Print, word for word, every line from the beginning of the listing up to and including the line with "4.85, 4.92, 4.99];". Pictures are to be excluded.

━━━

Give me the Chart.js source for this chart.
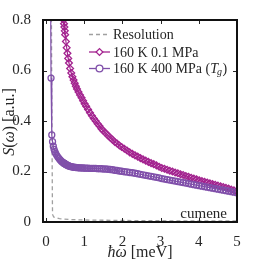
<!DOCTYPE html>
<html>
<head>
<meta charset="utf-8">
<script src="https://cdn.jsdelivr.net/npm/chart.js@4"></script>
<style>
  html, body { margin: 0; padding: 0; background: #fff; }
  #wrap { width: 262px; height: 262px; }
</style>
</head>
<body>
<div id="wrap"><canvas id="sqw" width="262" height="262"></canvas></div>
<script>
'use strict';

// resolution function
const resE = [0.12, 0.15, 0.165, 0.17, 0.2, 0.35, 0.6, 1, 2, 3, 4, 5];
const resS = [1.5, 0.5, 0.1, 0.03, 0.02, 0.013, 0.01, 0.008, 0.006, 0.005, 0.004, 0.004];

// shared energy grid (meV)
const energy = [0.46, 0.47, 0.48, 0.49, 0.50, 0.52, 0.54, 0.56, 0.58, 0.60, 0.63, 0.66, 0.69, 0.72, 0.75,
  0.78, 0.81, 0.85, 0.89, 0.93, 0.97, 1.01, 1.05, 1.10, 1.15, 1.20, 1.25, 1.30, 1.35, 1.40, 1.45, 1.50,
  1.56, 1.62, 1.68, 1.74, 1.80, 1.86, 1.92, 1.98, 2.05, 2.12, 2.19, 2.26, 2.33, 2.40, 2.47, 2.54, 2.61,
  2.68, 2.75, 2.82, 2.89, 2.96, 3.03, 3.10, 3.17, 3.24, 3.31, 3.38, 3.45, 3.52, 3.59, 3.66, 3.73, 3.80,
  3.87, 3.94, 4.01, 4.08, 4.15, 4.22, 4.29, 4.36, 4.43, 4.50, 4.57, 4.64, 4.71, 4.78, 4.85, 4.92, 4.99];

// 160 K, 0.1 MPa
const sLowP = [0.800, 0.785, 0.772, 0.757, 0.742, 0.715, 0.690, 0.668, 0.648, 0.630, 0.608, 0.590, 0.575,
  0.562, 0.550, 0.538, 0.527, 0.515, 0.503, 0.492, 0.480, 0.468, 0.458, 0.446, 0.433, 0.421, 0.410, 0.400,
  0.389, 0.380, 0.369, 0.361, 0.352, 0.343, 0.334, 0.326, 0.317, 0.311, 0.303, 0.297, 0.290, 0.283, 0.276,
  0.270, 0.264, 0.259, 0.253, 0.248, 0.243, 0.238, 0.233, 0.229, 0.224, 0.219, 0.214, 0.211, 0.207, 0.203,
  0.200, 0.196, 0.193, 0.189, 0.186, 0.182, 0.179, 0.175, 0.172, 0.169, 0.165, 0.162, 0.159, 0.156, 0.153,
  0.150, 0.147, 0.144, 0.141, 0.138, 0.135, 0.132, 0.128, 0.125, 0.122];

// 160 K, 400 MPa: low-energy points, then the shared grid
const energyHead = [0.11, 0.13, 0.15, 0.17, 0.19, 0.21, 0.23, 0.25, 0.28, 0.31, 0.34, 0.37, 0.40, 0.43];
const sHighPHead = [1.20, 0.570, 0.345, 0.318, 0.300, 0.288, 0.279, 0.272, 0.264, 0.257, 0.251, 0.246, 0.241, 0.237];
const sHighP = [0.234, 0.233, 0.232, 0.231, 0.230, 0.228, 0.226, 0.225, 0.223, 0.222, 0.220, 0.219, 0.218,
  0.217, 0.216, 0.216, 0.215, 0.215, 0.214, 0.214, 0.214, 0.213, 0.213, 0.213, 0.212, 0.212, 0.212, 0.212,
  0.211, 0.211, 0.211, 0.210, 0.210, 0.209, 0.208, 0.207, 0.205, 0.204, 0.202, 0.201, 0.199, 0.198, 0.196,
  0.195, 0.193, 0.191, 0.189, 0.187, 0.185, 0.183, 0.181, 0.179, 0.177, 0.175, 0.172, 0.170, 0.168, 0.166,
  0.164, 0.162, 0.160, 0.158, 0.156, 0.154, 0.152, 0.150, 0.148, 0.146, 0.144, 0.142, 0.140, 0.138, 0.136,
  0.134, 0.132, 0.130, 0.128, 0.126, 0.124, 0.122, 0.120, 0.118, 0.116];

const xTicks = [0, 1, 2, 3, 4, 5];
const yTicks = [0, 0.2, 0.4, 0.6, 0.8];
const seriesNames = ['Resolution', '160 K 0.1 MPa', '160 K 400 MPa'];

const SERIF = '"Liberation Serif", "DejaVu Serif", serif';
const INK = '#262626';
const MAGENTA = '#a3238f';
const PURPLE = '#8050aa';
const GREY = '#a0a0a0';

function pairs(xs, ys) {
  return xs.map((x, i) => ({ x: x, y: ys[i] }));
}

function drawMarker(ctx, kind, x, y, r, color) {
  ctx.save();
  ctx.strokeStyle = color;
  ctx.fillStyle = '#fff';
  ctx.lineWidth = 1.3;
  ctx.beginPath();
  if (kind === 'rectRot') {
    ctx.moveTo(x, y - r);
    ctx.lineTo(x + r, y);
    ctx.lineTo(x, y + r);
    ctx.lineTo(x - r, y);
    ctx.closePath();
  } else {
    ctx.arc(x, y, r, 0, Math.PI * 2);
  }
  ctx.fill();
  ctx.stroke();
  ctx.restore();
}

const frame = {
  id: 'frame',
  afterDatasetsDraw(chart) {
    const { ctx, chartArea: a, scales } = chart;
    ctx.save();
    // inward ticks on all four sides
    ctx.strokeStyle = INK;
    ctx.lineWidth = 1;
    ctx.beginPath();
    xTicks.forEach(v => {
      const px = Math.round(scales.x.getPixelForValue(v)) + 0.5;
      ctx.moveTo(px, a.bottom); ctx.lineTo(px, a.bottom - 4);
      ctx.moveTo(px, a.top); ctx.lineTo(px, a.top + 4);
    });
    yTicks.forEach(v => {
      const py = Math.round(scales.y.getPixelForValue(v)) + 0.5;
      ctx.moveTo(a.left, py); ctx.lineTo(a.left + 4, py);
      ctx.moveTo(a.right, py); ctx.lineTo(a.right - 4, py);
    });
    ctx.stroke();
    // box
    ctx.lineWidth = 2;
    ctx.strokeStyle = '#111';
    ctx.strokeRect(a.left, a.top, a.right - a.left, a.bottom - a.top);

    // legend
    const ds = chart.data.datasets;
    const lx0 = 89, lx1 = 110, tx = 113;
    const rows = [34.5, 52, 68.5];
    ctx.textBaseline = 'middle';
    ctx.fillStyle = INK;
    rows.forEach((ry, i) => {
      const d = ds[i];
      ctx.save();
      ctx.strokeStyle = d.borderColor;
      ctx.lineWidth = 1.3;
      ctx.setLineDash(d.borderDash || []);
      ctx.beginPath();
      ctx.moveTo(lx0, ry); ctx.lineTo(lx1, ry);
      ctx.stroke();
      ctx.restore();
      if (d.pointRadius > 0) drawMarker(ctx, d.pointStyle, (lx0 + lx1) / 2, ry, 3.4, d.borderColor);
    });
    ctx.font = '14px ' + SERIF;
    ctx.fillText(seriesNames[0], tx, rows[0] + 1);
    ctx.fillText(seriesNames[1], tx, rows[1] + 1);
    // third entry carries the (T_g) suffix
    const head = seriesNames[2] + ' (';
    ctx.fillText(head, tx, rows[2] + 1);
    const w = ctx.measureText(head).width;
    ctx.font = 'italic 14px ' + SERIF;
    ctx.fillText('T', tx + w, rows[2] + 1);
    const wT = ctx.measureText('T').width;
    ctx.font = 'italic 10px ' + SERIF;
    ctx.fillText('g', tx + w + wT - 1, rows[2] + 4);
    const wg = ctx.measureText('g').width;
    ctx.font = '14px ' + SERIF;
    ctx.fillText(')', tx + w + wT + wg - 0.5, rows[2] + 1);

    // sample label
    ctx.textAlign = 'right';
    ctx.font = '15px ' + SERIF;
    ctx.fillText('cumene', a.right - 10, a.bottom - 8);

    // x title: ħω [meV]
    ctx.textAlign = 'left';
    const xt1 = 'ħω';
    const xt2 = ' [meV]';
    ctx.font = 'italic 16px ' + SERIF;
    const w1 = ctx.measureText(xt1).width;
    ctx.font = '16px ' + SERIF;
    const w2 = ctx.measureText(xt2).width;
    const sx = (a.left + a.right) / 2 - (w1 + w2) / 2;
    ctx.font = 'italic 16px ' + SERIF;
    ctx.fillText(xt1, sx, 253);
    ctx.font = '16px ' + SERIF;
    ctx.fillText(xt2, sx + w1, 253);

    // y title: S(ω) [a.u.]
    ctx.translate(10, (a.top + a.bottom) / 2 + 1);
    ctx.rotate(-Math.PI / 2);
    const parts = [['S', true], ['(', false], ['ω', true], [') [a.u.]', false]];
    let total = 0;
    parts.forEach(p => {
      ctx.font = (p[1] ? 'italic ' : '') + '16px ' + SERIF;
      total += ctx.measureText(p[0]).width;
    });
    let cx = -total / 2;
    parts.forEach(p => {
      ctx.font = (p[1] ? 'italic ' : '') + '16px ' + SERIF;
      ctx.fillText(p[0], cx, 0);
      cx += ctx.measureText(p[0]).width;
    });
    ctx.restore();
  }
};

new Chart(document.getElementById('sqw'), {
  type: 'line',
  data: {
    datasets: [{
      label: seriesNames[0],
      data: pairs(resE, resS),
      borderColor: GREY,
      borderWidth: 1.3,
      borderDash: [4, 3],
      pointRadius: 0,
      order: 2
    }, {
      label: seriesNames[1],
      data: pairs(energy, sLowP),
      borderColor: MAGENTA,
      backgroundColor: 'rgba(255,255,255,0)',
      borderWidth: 1.2,
      pointStyle: 'rectRot',
      pointRadius: 3.4,
      pointBorderWidth: 1.3,
      order: 1
    }, {
      label: seriesNames[2],
      data: pairs(energyHead.concat(energy), sHighPHead.concat(sHighP)),
      borderColor: PURPLE,
      backgroundColor: 'rgba(255,255,255,0)',
      borderWidth: 1.2,
      pointStyle: 'circle',
      pointRadius: 3,
      pointBorderWidth: 1.3,
      order: 0
    }]
  },
  options: {
    responsive: false,
    animation: false,
    devicePixelRatio: 1,
    layout: { padding: { top: 20, right: 25, left: 0, bottom: 0 } },
    plugins: { legend: { display: false }, tooltip: { enabled: false } },
    elements: { line: { tension: 0 } },
    scales: {
      x: {
        type: 'linear',
        min: -0.08,
        max: 5,
        afterBuildTicks: s => { s.ticks = xTicks.map(v => ({ value: v })); },
        afterFit: s => { s.height = 40; },
        grid: { display: false },
        border: { display: false },
        ticks: {
          padding: 3,
          color: INK,
          font: { family: SERIF, size: 15 },
          callback: v => String(v)
        }
      },
      y: {
        min: 0,
        max: 0.8,
        afterBuildTicks: s => { s.ticks = yTicks.map(v => ({ value: v })); },
        afterFit: s => { s.width = 43; },
        grid: { display: false },
        border: { display: false },
        ticks: {
          padding: 4,
          color: INK,
          font: { family: SERIF, size: 15 },
          callback: v => String(+v.toFixed(1))
        }
      }
    }
  },
  plugins: [frame]
});
</script>
</body>
</html>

━━━

• _REPLY_:
Give me the Chart.js source for this chart.
<!DOCTYPE html>
<html>
<head>
<meta charset="utf-8">
<script src="https://cdn.jsdelivr.net/npm/chart.js@4"></script>
<style>
  html, body { margin: 0; padding: 0; background: #fff; }
  #wrap { width: 262px; height: 262px; }
</style>
</head>
<body>
<div id="wrap"><canvas id="sqw" width="262" height="262"></canvas></div>
<script>
'use strict';

// resolution function
const resE = [0.12, 0.15, 0.165, 0.17, 0.2, 0.35, 0.6, 1, 2, 3, 4, 5];
const resS = [1.5, 0.5, 0.1, 0.03, 0.02, 0.013, 0.01, 0.008, 0.006, 0.005, 0.004, 0.004];

// shared energy grid (meV)
const energy = [0.46, 0.47, 0.48, 0.49, 0.50, 0.52, 0.54, 0.56, 0.58, 0.60, 0.63, 0.66, 0.69, 0.72, 0.75,
  0.78, 0.81, 0.85, 0.89, 0.93, 0.97, 1.01, 1.05, 1.10, 1.15, 1.20, 1.25, 1.30, 1.35, 1.40, 1.45, 1.50,
  1.56, 1.62, 1.68, 1.74, 1.80, 1.86, 1.92, 1.98, 2.05, 2.12, 2.19, 2.26, 2.33, 2.40, 2.47, 2.54, 2.61,
  2.68, 2.75, 2.82, 2.89, 2.96, 3.03, 3.10, 3.17, 3.24, 3.31, 3.38, 3.45, 3.52, 3.59, 3.66, 3.73, 3.80,
  3.87, 3.94, 4.01, 4.08, 4.15, 4.22, 4.29, 4.36, 4.43, 4.50, 4.57, 4.64, 4.71, 4.78, 4.85, 4.92, 4.99];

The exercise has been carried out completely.